Here I am saying there is an entropy increase associated with the mixing of oil and water, so the FIRST entropy change is positive. But there is a second entropy change caused by the decrease in temperature. This one is negative. (Keep in mind I am considering the process of solvation, not seperation). If the second one is larger than the first one the OVERALL entropy change is negative. The 2nd law applies to the overall change, so solvation will be non-spontaneous and the seperation will be spontaneous.

OK, I don't think we're disagreeing here. I agree that the total entropy is a combination of the DS and the DH term--I actually said so in an earlier post. I was just confused by your statement because you just said "Seperate oil and water layers have less entropy than and oil-water mixture" without clarifying that you were just talking about the entropy associated with the positions of the molecules and not taking into account the entropy associated with the temperature change. If you are dealing with a single oil-and-water system in isolation which starts out mixed, we both agree that it will have more entropy after it becomes separated than when it was mixed, but I thought you were saying the opposite. Just a misunderstanding.

As for the issue of how important it is to consider that water molecules are more ordered when on the surface of oil, this page which I linked to earlier in the thread seems to say it's an important factor in the lower entropy of the separated state:

Supramolecular

Sorry Goober, we had a bit of a misunderstanding there re mixing or separation.

Another attractive force is the inductive force which is an induced dipole interaction between a polar molecule and a polarisable molecule (whether it be polar or non-polar). This again helps offset the slightly +ve enthalpy change due to oil and water mixing and leads to a lower overall enthalpy change when they separate.

I think you are underestimating the large +ve entropy change (and it is very positive) when oil and water separate into layers. Consider this.

Imagine two oil molecules are separated in water and lets say each one is surrounded by 8 water molecules. The reason that the water molecules around these oil molecules are 'more ordered' than when in bulk solution is because they orient themselves in such a way as to minimise and maximise the repulsive and attractive interactions between the oil and water.

Now imagine those two oil molecules come together and lower their overall surface area and are now only surrounded by 11 water molecules. This means we have the equation below:

Oil-(8H2O) + Oil-(8H2O) -----> Oil-Oil-(11H20) + H2O + H2O + H2O + H2O + H2O

i.e. 2 clusters of molecules goes to 1 cluster and 5 free water molecules, 2 going to 6. This is where the large increase in entropy comes from that drives the separation. Compared to this entropy increase, the enthalpy change can be considered close to zero and so oil-water separation is to all extent an entropy driven process. Hope this clarifies things.

Regards

Goober

OK, I see the point you're making.
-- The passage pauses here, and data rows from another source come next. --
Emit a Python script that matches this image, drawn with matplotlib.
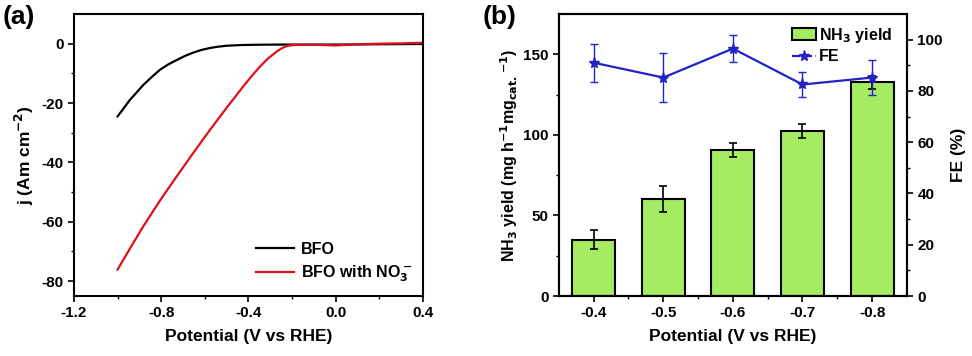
import matplotlib
matplotlib.use("Agg")
import matplotlib.pyplot as plt
from matplotlib.lines import Line2D
import numpy as np

plt.rcParams['font.family'] = ['Liberation Sans', 'DejaVu Sans']
plt.rcParams['font.weight'] = 'bold'
plt.rcParams['mathtext.default'] = 'bf'

# Panel (a) data: LSV curves
bfo_v = [-1.0, -0.943, -0.882, -0.843, -0.806, -0.768, -0.729, -0.69, -0.653, -0.615,
         -0.576, -0.538, -0.5, -0.462, -0.424, -0.35, -0.25, -0.1, 0.0, 0.2, 0.4]
bfo_j = [-24.5, -18.9, -13.9, -11.2, -8.8, -7.0, -5.5, -4.1, -3.0, -2.1,
         -1.45, -1.0, -0.7, -0.55, -0.45, -0.35, -0.3, -0.3, -0.3, -0.2, -0.1]
no3_v = [-1.0, -0.94, -0.882, -0.806, -0.729, -0.652, -0.576, -0.5, -0.424, -0.385,
         -0.347, -0.309, -0.271, -0.248, -0.225, -0.2, -0.179, -0.1, 0.0, 0.1, 0.2, 0.3, 0.4]
no3_j = [-76.1, -68.6, -61.5, -52.9, -44.7, -36.7, -29.0, -21.6, -14.4, -10.9,
         -7.7, -4.9, -2.7, -1.6, -0.8, -0.5, -0.4, -0.35, -0.6, -0.2, 0.0, 0.1, 0.3]

# Panel (b) data
potentials = ['-0.4', '-0.5', '-0.6', '-0.7', '-0.8']
nh3_yield = [35, 60, 90.5, 102.5, 132.5]
nh3_err = [6, 8, 4.5, 4.5, 4]
fe = [91.0, 85.2, 96.5, 82.5, 85.2]
fe_err = [7.4, 9.4, 5.2, 5.0, 6.7]

fig = plt.figure(figsize=(9.72, 3.56), dpi=100)

TL = 11      # tick label size
AL = 12.5    # axis label size
BLUE = '#2222c8'

# ---- Panel (a)
axa = fig.add_axes([0.0761, 0.1685, 0.359, 0.7922])
axa.plot(bfo_v, bfo_j, color='black', lw=1.6, label='BFO')
axa.plot(no3_v, no3_j, color='#e0101a', lw=1.6, label='BFO with NO$_3^-$')
axa.set_xlim(-1.2, 0.4)
axa.set_ylim(-85, 10)
axa.set_xticks([-1.2, -0.8, -0.4, 0.0, 0.4])
axa.set_xticks([-1.0, -0.6, -0.2, 0.2], minor=True)
axa.set_yticks([-80, -60, -40, -20, 0])
axa.set_yticks([-70, -50, -30, -10], minor=True)
axa.set_xticklabels(['-1.2', '-0.8', '-0.4', '0.0', '0.4'])
axa.set_yticklabels(['-80', '-60', '-40', '-20', '0'])
axa.set_xlabel('Potential (V vs RHE)', fontsize=AL, fontweight='bold', labelpad=6)
axa.set_ylabel('j (Am cm$^{-2}$)', fontsize=AL, fontweight='bold', labelpad=4)
axa.tick_params(which='major', direction='out', length=4, width=1.2, labelsize=TL)
axa.tick_params(which='minor', direction='out', length=2.5, width=1.0)
for s in axa.spines.values():
    s.set_linewidth(1.5)
axa.legend(loc='lower right', bbox_to_anchor=(1.01, -0.01), frameon=False,
           fontsize=11.5, handlelength=2.4, handletextpad=0.4, labelspacing=0.45)
fig.text(0.003, 0.985, '(a)', fontsize=19, fontweight='bold', va='top', ha='left')

# ---- Panel (b)
axb = fig.add_axes([0.575, 0.1685, 0.358, 0.7922])
x = np.arange(len(potentials))
bars = axb.bar(x, nh3_yield, width=0.62, color='#a6ec62', edgecolor='black', linewidth=1.5,
               yerr=nh3_err, error_kw=dict(ecolor='black', elinewidth=1.2, capsize=3, capthick=1.2),
               label='NH$_3$ yield', zorder=2)
axb.set_xlim(-0.5, 4.5)
axb.set_ylim(0, 175)
axb.set_xticks(x)
axb.set_xticklabels(potentials)
axb.set_xticks(x[:-1] + 0.5, minor=True)
axb.set_yticks([0, 50, 100, 150])
axb.set_yticks([25, 75, 125], minor=True)
axb.set_xlabel('Potential (V vs RHE)', fontsize=AL, fontweight='bold', labelpad=6)
axb.set_ylabel('NH$_3$ yield (mg h$^{-1}$mg$_{cat.}$$^{-1}$)', fontsize=11.5,
               fontweight='bold', labelpad=2)
axb.tick_params(which='major', direction='out', length=4, width=1.2, labelsize=TL)
axb.tick_params(which='minor', direction='out', length=2.5, width=1.0)

axr = axb.twinx()
axr.errorbar(x, fe, yerr=fe_err, color=BLUE, lw=1.6, marker='*', markersize=8,
             capsize=3, elinewidth=1.0, capthick=1.0)
axr.set_ylim(0, 110)
axr.set_yticks([0, 20, 40, 60, 80, 100])
axr.set_yticks([10, 30, 50, 70, 90], minor=True)
axr.set_ylabel('FE (%)', fontsize=AL, fontweight='bold', labelpad=6)
axr.tick_params(which='major', direction='out', length=4, width=1.2, labelsize=TL)
axr.tick_params(which='minor', direction='out', length=2.5, width=1.0)
for ax in (axb, axr):
    for s in ax.spines.values():
        s.set_linewidth(1.5)

fe_handle = Line2D([], [], color=BLUE, lw=1.6, ls='--', marker='*', markersize=8)
axr.legend([bars, fe_handle], ['NH$_3$ yield', 'FE'], loc='upper right',
           bbox_to_anchor=(1.0, 1.01), frameon=False,
           fontsize=11.5, handlelength=1.5, handletextpad=0.2, labelspacing=0.3)
fig.text(0.497, 0.985, '(b)', fontsize=19, fontweight='bold', va='top', ha='left')

fig.savefig('out.png', dpi=100)
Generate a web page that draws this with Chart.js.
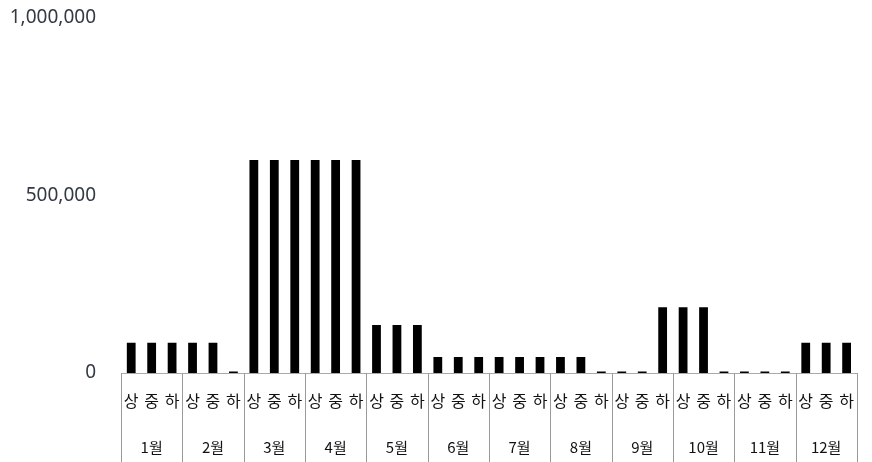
<!DOCTYPE html>
<html lang="ko">
<head>
<meta charset="utf-8">
<title>월별 상/중/하</title>
<script src="https://cdn.jsdelivr.net/npm/chart.js@4/dist/chart.umd.min.js"></script>
<style>
    html, body { margin: 0; padding: 0; background: #ffffff; }
    canvas { display: block; }
</style>
</head>
<body>
<canvas id="monthChart" width="872" height="462"></canvas>
<script>
// Dados
const months = ['1월', '2월', '3월', '4월', '5월', '6월', '7월', '8월', '9월', '10월', '11월', '12월'];
const parts = ['상', '중', '하'];
const values = [
    85000, 85000, 85000,      // 1월
    85000, 85000, 4000,       // 2월
    600000, 600000, 600000,   // 3월
    600000, 600000, 600000,   // 4월
    135000, 135000, 135000,   // 5월
    45000, 45000, 45000,      // 6월
    45000, 45000, 45000,      // 7월
    45000, 45000, 4000,       // 8월
    4000, 4000, 185000,       // 9월
    185000, 185000, 4000,     // 10월
    4000, 4000, 4000,         // 11월
    85000, 85000, 85000       // 12월
];
const yTicks = [0, 500000, 1000000];

const partLabels = months.flatMap(() => parts);

// Separadores verticais entre os meses
const groupLines = {
    id: 'groupLines',
    afterDraw(chart) {
        const x = chart.scales.x;
        const ctx = chart.ctx;
        const step = x.getPixelForValue(1) - x.getPixelForValue(0);
        ctx.save();
        ctx.strokeStyle = '#9a9a9a';
        ctx.lineWidth = 1;
        for (let i = 0; i <= months.length; i++) {
            const px = Math.round(x.getPixelForValue(i * parts.length) - step / 2) + 0.5;
            ctx.beginPath();
            ctx.moveTo(px, chart.chartArea.bottom);
            ctx.lineTo(px, chart.height);
            ctx.stroke();
        }
        ctx.restore();
    }
};

const ctx = document.getElementById('monthChart').getContext('2d');
new Chart(ctx, {
    type: 'bar',
    data: {
        labels: partLabels,
        datasets: [{
            data: values,
            backgroundColor: '#000000',
            borderWidth: 0,
            barPercentage: 0.43,
            categoryPercentage: 1
        }]
    },
    options: {
        responsive: false,
        animation: false,
        layout: { padding: { top: 18, right: 2, left: 0, bottom: 0 } },
        plugins: {
            legend: { display: false },
            tooltip: { enabled: false }
        },
        scales: {
            y: {
                min: 0,
                max: 1000000,
                afterBuildTicks: (scale) => {
                    scale.ticks = yTicks.map(v => ({ value: v }));
                },
                afterFit: (scale) => {
                    scale.width = 121;
                    scale.paddingTop = 0;
                    scale.paddingBottom = 0;
                },
                grid: { display: false, drawTicks: false },
                border: { display: false },
                ticks: {
                    padding: 25,
                    color: '#333a44',
                    font: { family: 'Noto Sans', size: 19 },
                    callback: (v) => Number(v).toLocaleString('en-US')
                }
            },
            x: {
                offset: true,
                afterFit: (scale) => { scale.height = 36; },
                grid: { display: false, drawTicks: false },
                border: { display: true, color: '#aaaaaa' },
                ticks: {
                    autoSkip: false,
                    maxRotation: 0,
                    padding: 18,
                    color: '#111111',
                    font: { family: 'Noto Sans CJK KR', size: 16 }
                }
            },
            xMonth: {
                type: 'category',
                position: 'bottom',
                labels: months,
                offset: true,
                afterFit: (scale) => { scale.height = 53; },
                grid: { display: false, drawTicks: false },
                border: { display: false },
                ticks: {
                    autoSkip: false,
                    maxRotation: 0,
                    padding: 29,
                    color: '#111111',
                    font: { family: 'Noto Sans CJK KR', size: 15 }
                }
            }
        }
    },
    plugins: [groupLines]
});
</script>
</body>
</html>
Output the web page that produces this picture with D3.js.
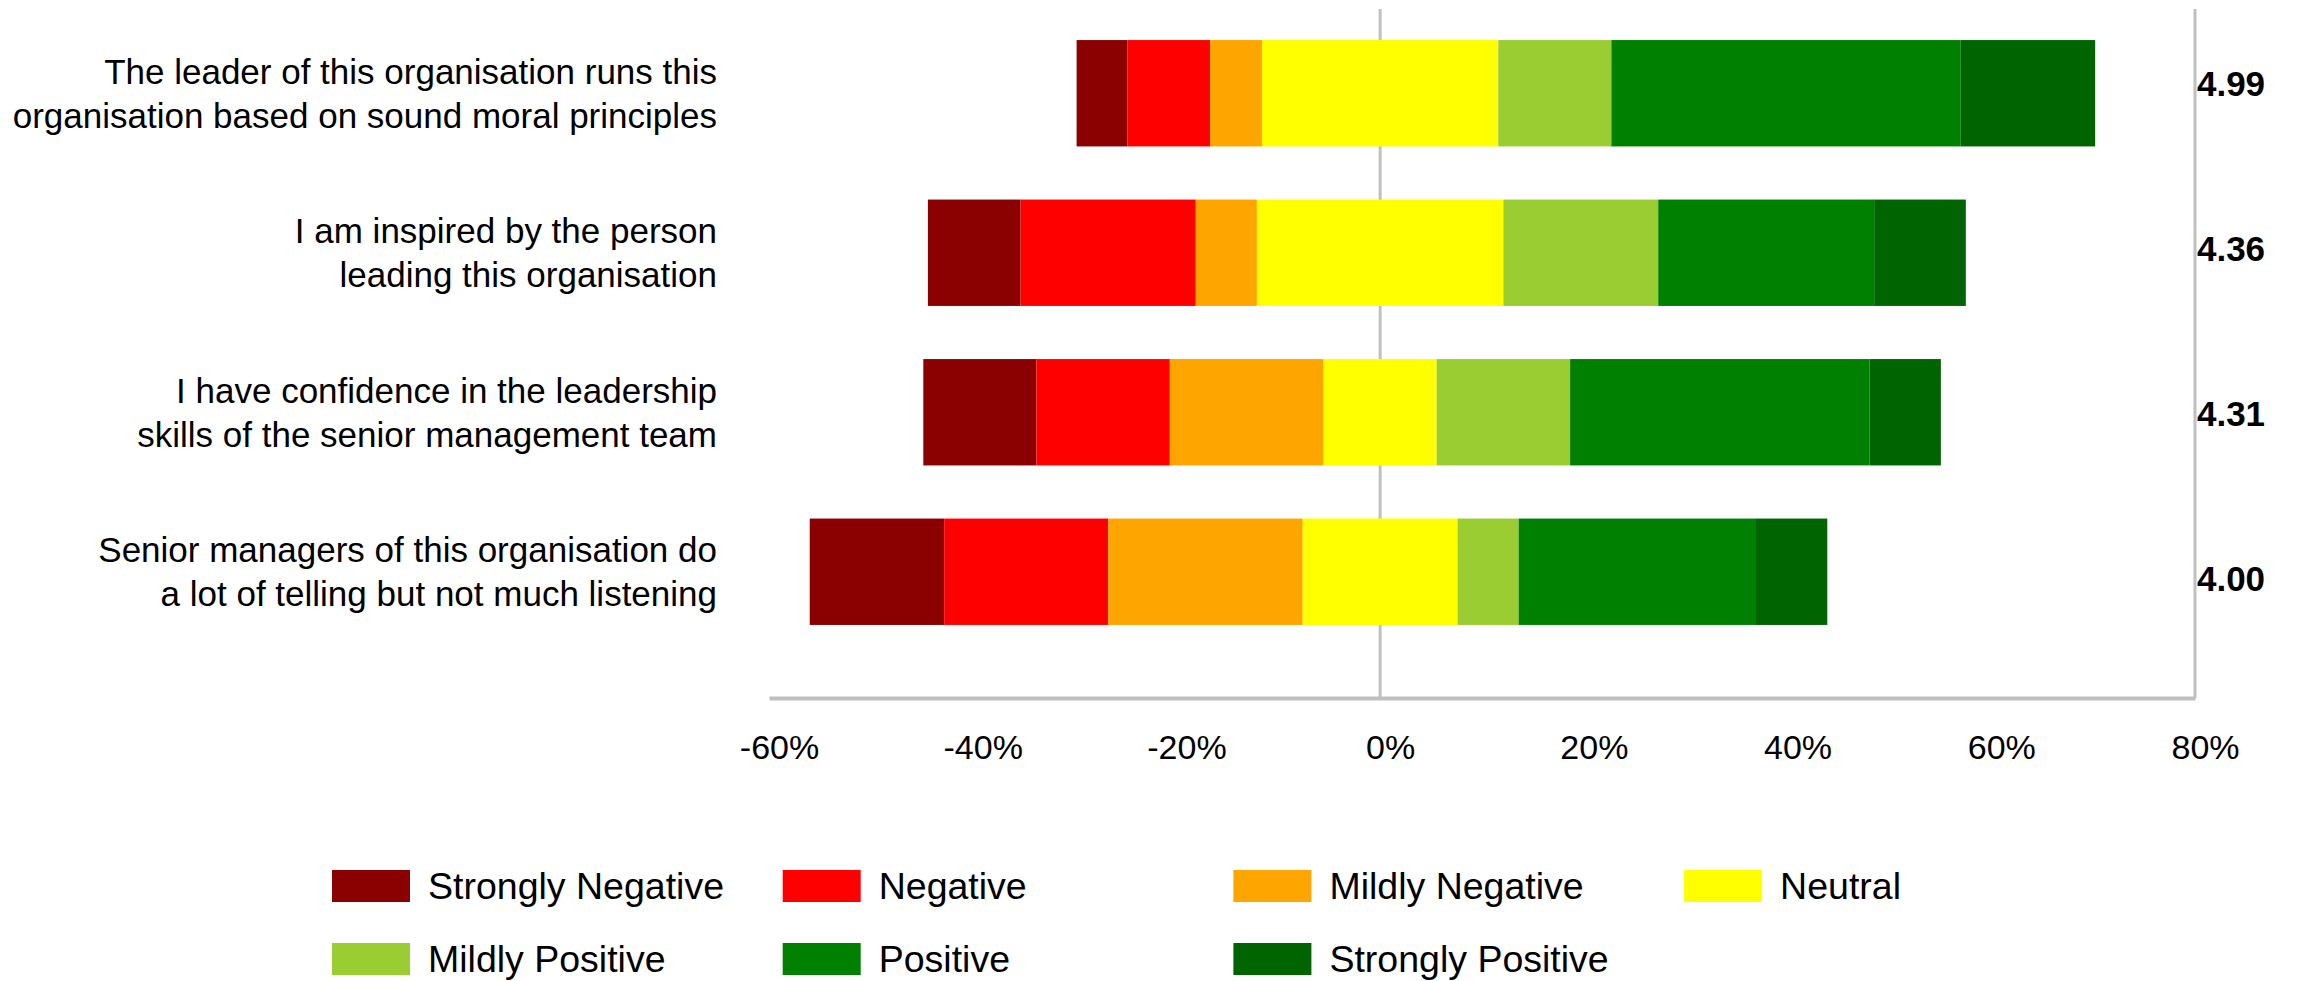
<!DOCTYPE html>
<html>
<head>
<meta charset="utf-8">
<script src="https://cdn.jsdelivr.net/npm/d3@7"></script>
<style>
  html, body { margin: 0; padding: 0; background: #ffffff; }
  svg { display: block; font-family: "Liberation Sans", Arial, sans-serif; }
</style>
</head>
<body>
<svg id="chart" width="2298" height="981"></svg>
<script>
// Survey statements (each split over two lines)
const questions = [
  ["The leader of this organisation runs this", "organisation based on sound moral principles"],
  ["I am inspired by the person", "leading this organisation"],
  ["I have confidence in the leadership", "skills of the senior management team"],
  ["Senior managers of this organisation do", "a lot of telling but not much listening"]
];

// Response levels and their colours
const levels = ["Strongly Negative", "Negative", "Mildly Negative", "Neutral",
                "Mildly Positive", "Positive", "Strongly Positive"];
const levelColors = ["#8B0000", "#FF0000", "#FFA500", "#FFFF00", "#9ACD32", "#008000", "#006400"];

// Share of responses (%) per statement, one array per level
const stronglyNegative = [5.0, 9.1, 11.1, 13.2];
const negative         = [8.1, 17.2, 13.1, 16.1];
const mildlyNegative   = [5.1, 6.0, 15.1, 19.1];
const neutral          = [23.2, 24.2, 11.1, 15.2];
const mildlyPositive   = [11.1, 15.2, 13.1, 6.0];
const positive         = [34.3, 21.2, 29.4, 23.3];
const stronglyPositive = [13.2, 9.0, 7.0, 7.0];

// Mean score per statement
const scores = [4.99, 4.36, 4.31, 4.00];

// Axis ticks (%)
const xTicks = [-60, -40, -20, 0, 20, 40, 60, 80];

const series = [stronglyNegative, negative, mildlyNegative, neutral,
                mildlyPositive, positive, stronglyPositive];

const svg = d3.select("#chart");

const x = d3.scaleLinear().domain([-60, 80]).range([769, 2195]);
const y = d3.scaleBand().domain(d3.range(questions.length))
  .range([13.5, 651.5]).paddingInner(0.333).paddingOuter(0.1665);
const yScore = d3.scaleBand().domain(d3.range(scores.length)).range([1, 661]);

const plotTop = 9, plotBottom = 698;

// Zero reference line and right frame edge
svg.append("line")
  .attr("x1", x(0)).attr("x2", x(0))
  .attr("y1", plotTop).attr("y2", plotBottom)
  .attr("stroke", "#c0c0c0").attr("stroke-width", 3);
svg.append("line")
  .attr("x1", x(80)).attr("x2", x(80))
  .attr("y1", plotTop).attr("y2", plotBottom)
  .attr("stroke", "#c0c0c0").attr("stroke-width", 3);

// Diverging stacks: the neutral block is centred on zero
const segments = [];
questions.forEach((q, i) => {
  let start = -(stronglyNegative[i] + negative[i] + mildlyNegative[i] + neutral[i] / 2);
  series.forEach((s, k) => {
    segments.push({ row: i, level: k, x0: start, x1: start + s[i] });
    start += s[i];
  });
});

svg.append("g").selectAll("rect").data(segments).join("rect")
  .attr("x", d => x(d.x0))
  .attr("width", d => x(d.x1) - x(d.x0))
  .attr("y", d => y(d.row))
  .attr("height", y.bandwidth())
  .attr("fill", d => levelColors[d.level]);

// Bottom axis
const axis = svg.append("g")
  .attr("transform", `translate(0,${plotBottom})`)
  .call(d3.axisBottom(x).tickValues(xTicks).tickSize(0).tickSizeOuter(0)
    .tickPadding(37).tickFormat(d => d + "%"));
axis.select(".domain").attr("stroke", "#bfbfbf").attr("stroke-width", 4);
axis.selectAll("text")
  .attr("x", 10)
  .attr("fill", "#000")
  .style("font-size", "34px")
  .style("font-family", "'Liberation Sans', Arial, sans-serif");

// Statement labels
const labels = svg.append("g").selectAll("text").data(questions).join("text")
  .attr("text-anchor", "end")
  .attr("font-size", 35)
  .attr("fill", "#000");
labels.each(function (lines, i) {
  const cy = y(i) + y.bandwidth() / 2;
  d3.select(this).selectAll("tspan").data(lines).join("tspan")
    .attr("x", 717)
    .attr("y", (d, j) => cy + (j === 0 ? -22 : 22))
    .attr("dy", "0.35em")
    .text(d => d);
});

// Mean scores column
svg.append("g").selectAll("text").data(scores).join("text")
  .attr("x", 2231)
  .attr("y", (d, i) => yScore(i) + yScore.bandwidth() / 2)
  .attr("dy", "0.35em")
  .attr("text-anchor", "middle")
  .attr("font-size", 35)
  .attr("font-weight", "bold")
  .attr("fill", "#000")
  .text(d => d3.format(".2f")(d));

// Legend: four columns, two rows
const legend = svg.append("g").selectAll("g").data(levels).join("g")
  .attr("transform", (d, i) => `translate(${332 + (i % 4) * 450.7},${i < 4 ? 886 : 959})`);
legend.append("rect")
  .attr("x", 0).attr("y", -16)
  .attr("width", 78).attr("height", 32)
  .attr("fill", (d, i) => levelColors[i]);
legend.append("text")
  .attr("x", 96).attr("y", 0).attr("dy", "0.35em")
  .attr("font-size", 37.5)
  .attr("fill", "#000")
  .text(d => d);
</script>
</body>
</html>
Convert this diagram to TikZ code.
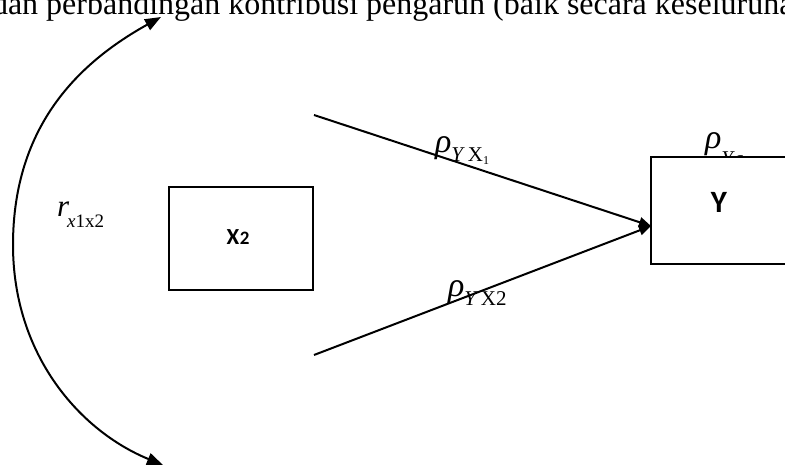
\documentclass[tikz,border=0pt]{standalone}
\usepackage{fontspec}
\setmainfont{Liberation Serif}
\newfontfamily\carl{Carlito}
\usetikzlibrary{arrows.meta}
\begin{document}
\begin{tikzpicture}[x=1pt,y=-1pt,
  box/.style={draw, line width=1.3pt, fill=white, inner sep=0},
  conn/.style={line width=2pt, -{Triangle[length=12pt,width=10pt]}},
  corr/.style={line width=2pt, {Triangle[length=16pt,width=12pt]}-{Triangle[length=16pt,width=12pt]}},
  lab/.style={anchor=base west, inner sep=0, outer sep=0},
  boxtext/.style={inner sep=0, font=\carl\bfseries}]
\useasboundingbox (0,0) rectangle (785,468);
\clip (0,0) rectangle (785,468);
\fill[white] (0,0) rectangle (785,468);
% top line of running text (cut off)
\node[lab] (toptext) at (-8,15) {\fontsize{32}{32}\selectfont dan perbandingan kontribusi pengaruh (baik secara keseluruhan};
% correlation arc
\coordinate (ctop) at (161,17);
\coordinate (cbot) at (163,465);
\draw[corr] (ctop) .. controls (80,62) and (13,125) .. (13,245) .. controls (13,355) and (80,431) .. (cbot);
\node[lab] (rxx) at (57,217) {\fontsize{31}{31}\selectfont\textit{r}\hspace{-2pt}\raisebox{-10pt}{\fontsize{19}{19}\selectfont\textit{x}1x2}};
% X2 box
\node[box, minimum width=144pt, minimum height=103pt] (x2) at (241,238.5) {};
\node[boxtext, anchor=base] (x2t) at (238,244) {\fontsize{23}{23}\selectfont X\hspace{0.5pt}\fontsize{19}{19}\selectfont 2};
% Y box label (partly hidden)
\node[lab] (rhoe) at (705,149) {\fontsize{34}{34}\selectfont\textit{ρ}\raisebox{-17pt}{\fontsize{21}{21}\selectfont\textit{Y}\textit{ε}}};
% Y box
\node[box, minimum width=149pt, minimum height=107pt] (y) at (725.5,210.5) {};
\node[boxtext, anchor=base] (yt) at (719,212) {\fontsize{31}{31}\selectfont Y};
% connectors
\coordinate (s1) at (314,115);
\coordinate (s2) at (314,355);
\coordinate (yin) at (651,226);
\draw[conn] (s1) -- (yin);
\draw[conn] (s2) -- (yin);
\node[lab] (rho1) at (435,153) {\fontsize{34}{34}\selectfont\textit{ρ}\raisebox{-9pt}{\fontsize{21}{21}\selectfont\textit{Y}\hspace{3pt}X\raisebox{-3pt}{\fontsize{12}{12}\selectfont 1}}};
\node[lab] (rho2) at (448,296) {\fontsize{34}{34}\selectfont\textit{ρ}\raisebox{-9pt}{\fontsize{21}{21}\selectfont\textit{Y}\hspace{3pt}X2}};
\end{tikzpicture}
\end{document}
Do you know of any experiments anyone has done that definitely show which one is right, like any measurements of the enthapy and entropy changes?

Mine predicts that oil would be more soluble in water at higher temperatures, while yours predicts that it would become less soluble at higher temperatures. Unfortunately, the water would probably boil before you could get much difference.

I admit you are probably right, you seem to know what you're talking about more than me, but it would be nice to seem some experimental results.

Sorry, I probably should have made that clearer. My bad.

Supramolecular

Goober,

Experiments have definitely been done in calorimeters, wherein the enthalpy and free energy changes have been measured and so the entropy. I'll have a look at any references in my thesis and when I'm back in work next I can check any papers as I have full subsciptions to most journals.

Regards.

Edit.- On the topic of the solubility. As there is an endothermic component (even though it is small compared to the entropic component) oil solubility would increase with temperature.